D’ailleurs, que désigne l’«islamophobie»? Serait-ce le trouble qui affecterait un quidam dès qu’il prend contact avec une expression visible ou audible de l’islam? Ledit quidam serait donc un malade et l’islam un vecteur de maladie? Ce faisant, nous éteignons le débat des idées pour le rallumer sur le terrain des affects, c’est-à-dire des passions avec tous les risques d’embrasement que cela comporte.

Origines du suffixe «phobie»

De quelles abysses le suffixe «phobie» a-t-il été tiré? Sur le plan politique, il n’a été utilisé qu’au XXe siècle; tout d’abord sous la forme de «xénophobie» (phobie de l’étranger), mot apparu pour la première fois en français dans le Nouveau Larousse Illustré, éditions de 1904-1907. Mais c’est surtout dans les années 1970 qu’il a été plus largement utilisé, en Suisse pour qualifier l’«initiative xénophobe» de James Schwarzenbach (précurseur des actuels démago-nationalistes européens et américains), en France pour illustrer les propos d’un certain Jean-Marie Le Pen, alors obscur ex-député poujadiste, nostalgique de l’Algérie française et ramasseur de groupuscules d’extrême-droite sous la bannière «Front national».

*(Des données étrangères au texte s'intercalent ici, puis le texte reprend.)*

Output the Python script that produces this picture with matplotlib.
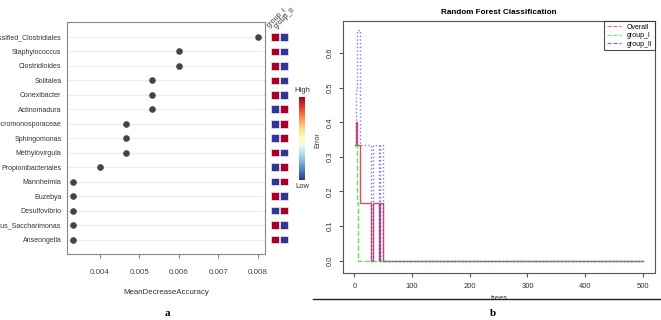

Depuis, ce suffixe n’a cessé de prospérer pour y être apprêté aux sauces les plus diverses, empreintes souvent de saveur religieuse, air du temps oblige: islamophobie, judéophobie, cathophobie, christophobie; voire pimentée de nationalisme: americanophobie, europhobie, germanophobie, francophobie, helvétophobie, sinophobie. Il doit certainement exister des phobophobiques, celles et ceux qui développent l’horreur panique des phobiques.

Le suffixe «phobie» est tellement utilisé qu’il devient un signe de temps. Serait-ce dû à l’augmentation du nombre de cas souffrant de véritables troubles phobiques (selon le site Cairn-Info)? Ce genre de terminologie jusqu’alors réservé au monde médical se répandrait ainsi dans la population qui le transformerait en un nouveau «lieu commun».

Entre les intolérances alimentaires dont se plaignent un nombre croissant de patients et les intolérances religieuses ou idéologique qui accablent les médias, existerait-il un lien symbolique, une sorte de trame qui raconterait notre époque? Après tout, il n’est pas étonnant que ce monde éruptif nous donne des boutons!